#### Work required
Return all of the data exactly, with nothing left out but the pictures.
-*-*-
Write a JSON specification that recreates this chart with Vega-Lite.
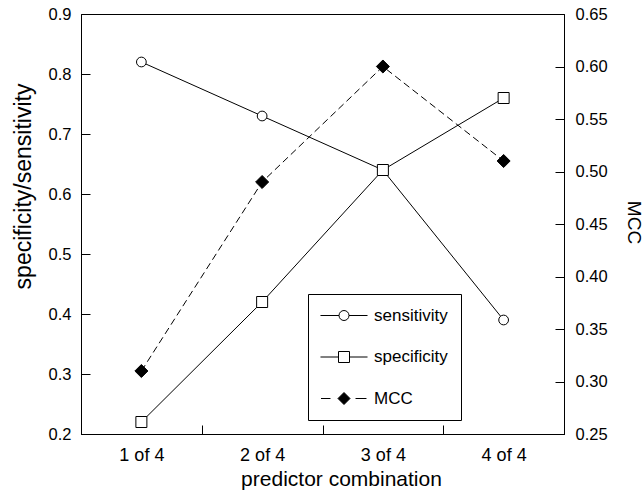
{
  "$schema": "https://vega.github.io/schema/vega-lite/v6.json",
  "width": 483,
  "height": 420,
  "autosize": {"type": "none"},
  "padding": {"left": 81, "top": 14, "right": 79, "bottom": 59},
  "background": "white",
  "config": {
    "view": {"stroke": "black", "strokeWidth": 1},
    "font": "Liberation Sans",
    "axis": {
      "domainColor": "black", "tickColor": "black", "labelColor": "black", "titleColor": "black",
      "grid": false, "labelFont": "Liberation Sans", "titleFont": "Liberation Sans",
      "titleFontWeight": "normal", "tickSize": -9, "domainWidth": 1, "tickWidth": 1
    }
  },
  "data": {
    "values": [
      {"combo": "1 of 4", "series": "sensitivity", "value": 0.82},
      {"combo": "2 of 4", "series": "sensitivity", "value": 0.73},
      {"combo": "3 of 4", "series": "sensitivity", "value": 0.64},
      {"combo": "4 of 4", "series": "sensitivity", "value": 0.39},
      {"combo": "1 of 4", "series": "specificity", "value": 0.22},
      {"combo": "2 of 4", "series": "specificity", "value": 0.42},
      {"combo": "3 of 4", "series": "specificity", "value": 0.64},
      {"combo": "4 of 4", "series": "specificity", "value": 0.76},
      {"combo": "1 of 4", "series": "MCC", "value": 0.31},
      {"combo": "2 of 4", "series": "MCC", "value": 0.49},
      {"combo": "3 of 4", "series": "MCC", "value": 0.60},
      {"combo": "4 of 4", "series": "MCC", "value": 0.51}
    ]
  },
  "layer": [
    {
      "transform": [{"filter": "datum.series !== 'MCC'"}],
      "encoding": {
        "x": {
          "field": "combo", "type": "nominal",
          "sort": ["1 of 4", "2 of 4", "3 of 4", "4 of 4"],
          "scale": {"type": "band", "paddingInner": 0, "paddingOuter": 0},
          "axis": {
            "title": "predictor combination", "labelAngle": 0, "tickBand": "extent",
            "labelFontSize": 18, "labelPadding": 21, "titleFontSize": 21,
            "titleX": 260, "titleY": 34, "titleBaseline": "top", "titleAlign": "center"
          }
        },
        "y": {
          "field": "value", "type": "quantitative",
          "scale": {"domain": [0.2, 0.9], "nice": false, "zero": false},
          "axis": {
            "title": "specificity/sensitivity", "orient": "left",
            "values": [0.2, 0.3, 0.4, 0.5, 0.6, 0.7, 0.8, 0.9], "format": ".1f",
            "labelFontSize": 16.5, "labelPadding": 19, "titleFontSize": 23,
            "titleX": -46, "titleY": 172, "titleBaseline": "bottom", "titleAlign": "center", "titleAngle": -90
          }
        }
      },
      "layer": [
        {"mark": {"type": "line", "color": "black", "strokeWidth": 1}, "encoding": {"detail": {"field": "series"}}},
        {
          "transform": [{"filter": "datum.series === 'sensitivity'"}],
          "mark": {"type": "point", "shape": "circle", "filled": true, "fill": "white", "stroke": "black", "strokeWidth": 1, "size": 95, "opacity": 1}
        },
        {
          "transform": [{"filter": "datum.series === 'specificity'"}],
          "mark": {"type": "point", "shape": "square", "filled": true, "fill": "white", "stroke": "black", "strokeWidth": 1, "size": 121, "opacity": 1}
        }
      ]
    },
    {
      "transform": [{"filter": "datum.series === 'MCC'"}],
      "encoding": {
        "x": {
          "field": "combo", "type": "nominal",
          "sort": ["1 of 4", "2 of 4", "3 of 4", "4 of 4"],
          "scale": {"type": "band", "paddingInner": 0, "paddingOuter": 0}
        },
        "y": {
          "field": "value", "type": "quantitative",
          "scale": {"domain": [0.25, 0.65], "nice": false, "zero": false},
          "axis": {
            "title": "MCC", "orient": "right",
            "values": [0.25, 0.3, 0.35, 0.4, 0.45, 0.5, 0.55, 0.6, 0.65], "format": ".2f",
            "labelFontSize": 16.5, "labelPadding": 20, "titleFontSize": 19,
            "titleX": 63, "titleY": 208, "titleBaseline": "alphabetic", "titleAlign": "center", "titleAngle": 90
          }
        }
      },
      "layer": [
        {"mark": {"type": "line", "color": "black", "strokeWidth": 1, "strokeDash": [7, 4]}},
        {"mark": {"type": "point", "shape": "diamond", "filled": true, "fill": "black", "stroke": "black", "strokeWidth": 1, "size": 170, "opacity": 1}}
      ]
    },
    {
      "mark": {"type": "point", "filled": true, "opacity": 0, "size": 256, "stroke": "black", "strokeWidth": 1},
      "encoding": {
        "shape": {
          "field": "series", "type": "nominal",
          "scale": {
            "domain": ["sensitivity", "specificity", "MCC"],
            "range": [
              "M-2.94,0L-0.625,0M0.625,0A0.625,0.625,0,1,1,-0.625,0A0.625,0.625,0,1,1,0.625,0ZM0.625,0L2.94,0",
              "M-2.94,0L-0.6875,0M-0.6875,-0.6875L0.6875,-0.6875L0.6875,0.6875L-0.6875,0.6875ZM0.6875,0L2.94,0",
              "M-2.875,0L-1.69,0M0,-0.75L0.75,0L0,0.75L-0.75,0ZM1.44,0L2.81,0"
            ]
          },
          "legend": {
            "title": null, "orient": "none", "legendX": 227, "legendY": 280,
            "strokeColor": "black", "fillColor": "white", "padding": 13,
            "labelFontSize": 17, "labelOffset": 21.5, "symbolOffset": 14.5, "rowPadding": 23.5, "symbolSize": 256,
            "symbolOpacity": 1, "symbolStrokeColor": "black", "symbolStrokeWidth": 1,
            "encode": {"symbols": {"update": {"stroke": {"value": "black"}, "strokeWidth": {"value": 1}, "opacity": {"value": 1}}}}
          }
        },
        "fill": {
          "field": "series", "type": "nominal",
          "scale": {"domain": ["sensitivity", "specificity", "MCC"], "range": ["white", "white", "black"]},
          "legend": {
            "title": null, "orient": "none", "legendX": 227, "legendY": 280,
            "strokeColor": "black", "fillColor": "white", "padding": 13,
            "labelFontSize": 17, "labelOffset": 21.5, "symbolOffset": 14.5, "rowPadding": 23.5, "symbolSize": 256,
            "symbolOpacity": 1, "symbolStrokeColor": "black", "symbolStrokeWidth": 1,
            "encode": {"symbols": {"update": {"stroke": {"value": "black"}, "strokeWidth": {"value": 1}, "opacity": {"value": 1}}}}
          }
        }
      }
    }
  ],
  "resolve": {"scale": {"y": "independent"}}
}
-*-*-
#### The result
Write a JSON specification that recreates this chart with Vega-Lite.
{
  "$schema": "https://vega.github.io/schema/vega-lite/v6.json",
  "width": 483,
  "height": 420,
  "autosize": {"type": "none"},
  "padding": {"left": 81, "top": 14, "right": 79, "bottom": 59},
  "background": "white",
  "config": {
    "view": {"stroke": "black", "strokeWidth": 1},
    "font": "Liberation Sans",
    "axis": {
      "domainColor": "black", "tickColor": "black", "labelColor": "black", "titleColor": "black",
      "grid": false, "labelFont": "Liberation Sans", "titleFont": "Liberation Sans",
      "titleFontWeight": "normal", "tickSize": -9, "domainWidth": 1, "tickWidth": 1
    }
  },
  "data": {
    "values": [
      {"combo": "1 of 4", "series": "sensitivity", "value": 0.82},
      {"combo": "2 of 4", "series": "sensitivity", "value": 0.73},
      {"combo": "3 of 4", "series": "sensitivity", "value": 0.64},
      {"combo": "4 of 4", "series": "sensitivity", "value": 0.39},
      {"combo": "1 of 4", "series": "specificity", "value": 0.22},
      {"combo": "2 of 4", "series": "specificity", "value": 0.42},
      {"combo": "3 of 4", "series": "specificity", "value": 0.64},
      {"combo": "4 of 4", "series": "specificity", "value": 0.76},
      {"combo": "1 of 4", "series": "MCC", "value": 0.31},
      {"combo": "2 of 4", "series": "MCC", "value": 0.49},
      {"combo": "3 of 4", "series": "MCC", "value": 0.60},
      {"combo": "4 of 4", "series": "MCC", "value": 0.51}
    ]
  },
  "layer": [
    {
      "transform": [{"filter": "datum.series !== 'MCC'"}],
      "encoding": {
        "x": {
          "field": "combo", "type": "nominal",
          "sort": ["1 of 4", "2 of 4", "3 of 4", "4 of 4"],
          "scale": {"type": "band", "paddingInner": 0, "paddingOuter": 0},
          "axis": {
            "title": "predictor combination", "labelAngle": 0, "tickBand": "extent",
            "labelFontSize": 18, "labelPadding": 21, "titleFontSize": 21,
            "titleX": 260, "titleY": 34, "titleBaseline": "top", "titleAlign": "center"
          }
        },
        "y": {
          "field": "value", "type": "quantitative",
          "scale": {"domain": [0.2, 0.9], "nice": false, "zero": false},
          "axis": {
            "title": "specificity/sensitivity", "orient": "left",
            "values": [0.2, 0.3, 0.4, 0.5, 0.6, 0.7, 0.8, 0.9], "format": ".1f",
            "labelFontSize": 16.5, "labelPadding": 19, "titleFontSize": 23,
            "titleX": -46, "titleY": 172, "titleBaseline": "bottom", "titleAlign": "center", "titleAngle": -90
          }
        }
      },
      "layer": [
        {"mark": {"type": "line", "color": "black", "strokeWidth": 1}, "encoding": {"detail": {"field": "series"}}},
        {
          "transform": [{"filter": "datum.series === 'sensitivity'"}],
          "mark": {"type": "point", "shape": "circle", "filled": true, "fill": "white", "stroke": "black", "strokeWidth": 1, "size": 95, "opacity": 1}
        },
        {
          "transform": [{"filter": "datum.series === 'specificity'"}],
          "mark": {"type": "point", "shape": "square", "filled": true, "fill": "white", "stroke": "black", "strokeWidth": 1, "size": 121, "opacity": 1}
        }
      ]
    },
    {
      "transform": [{"filter": "datum.series === 'MCC'"}],
      "encoding": {
        "x": {
          "field": "combo", "type": "nominal",
          "sort": ["1 of 4", "2 of 4", "3 of 4", "4 of 4"],
          "scale": {"type": "band", "paddingInner": 0, "paddingOuter": 0}
        },
        "y": {
          "field": "value", "type": "quantitative",
          "scale": {"domain": [0.25, 0.65], "nice": false, "zero": false},
          "axis": {
            "title": "MCC", "orient": "right",
            "values": [0.25, 0.3, 0.35, 0.4, 0.45, 0.5, 0.55, 0.6, 0.65], "format": ".2f",
            "labelFontSize": 16.5, "labelPadding": 20, "titleFontSize": 19,
            "titleX": 63, "titleY": 208, "titleBaseline": "alphabetic", "titleAlign": "center", "titleAngle": 90
          }
        }
      },
      "layer": [
        {"mark": {"type": "line", "color": "black", "strokeWidth": 1, "strokeDash": [7, 4]}},
        {"mark": {"type": "point", "shape": "diamond", "filled": true, "fill": "black", "stroke": "black", "strokeWidth": 1, "size": 170, "opacity": 1}}
      ]
    },
    {
      "mark": {"type": "point", "filled": true, "opacity": 0, "size": 256, "stroke": "black", "strokeWidth": 1},
      "encoding": {
        "shape": {
          "field": "series", "type": "nominal",
          "scale": {
            "domain": ["sensitivity", "specificity", "MCC"],
            "range": [
              "M-2.94,0L-0.625,0M0.625,0A0.625,0.625,0,1,1,-0.625,0A0.625,0.625,0,1,1,0.625,0ZM0.625,0L2.94,0",
              "M-2.94,0L-0.6875,0M-0.6875,-0.6875L0.6875,-0.6875L0.6875,0.6875L-0.6875,0.6875ZM0.6875,0L2.94,0",
              "M-2.875,0L-1.69,0M0,-0.75L0.75,0L0,0.75L-0.75,0ZM1.44,0L2.81,0"
            ]
          },
          "legend": {
            "title": null, "orient": "none", "legendX": 227, "legendY": 280,
            "strokeColor": "black", "fillColor": "white", "padding": 13,
            "labelFontSize": 17, "labelOffset": 21.5, "symbolOffset": 14.5, "rowPadding": 23.5, "symbolSize": 256,
            "symbolOpacity": 1, "symbolStrokeColor": "black", "symbolStrokeWidth": 1,
            "encode": {"symbols": {"update": {"stroke": {"value": "black"}, "strokeWidth": {"value": 1}, "opacity": {"value": 1}}}}
          }
        },
        "fill": {
          "field": "series", "type": "nominal",
          "scale": {"domain": ["sensitivity", "specificity", "MCC"], "range": ["white", "white", "black"]},
          "legend": {
            "title": null, "orient": "none", "legendX": 227, "legendY": 280,
            "strokeColor": "black", "fillColor": "white", "padding": 13,
            "labelFontSize": 17, "labelOffset": 21.5, "symbolOffset": 14.5, "rowPadding": 23.5, "symbolSize": 256,
            "symbolOpacity": 1, "symbolStrokeColor": "black", "symbolStrokeWidth": 1,
            "encode": {"symbols": {"update": {"stroke": {"value": "black"}, "strokeWidth": {"value": 1}, "opacity": {"value": 1}}}}
          }
        }
      }
    }
  ],
  "resolve": {"scale": {"y": "independent"}}
}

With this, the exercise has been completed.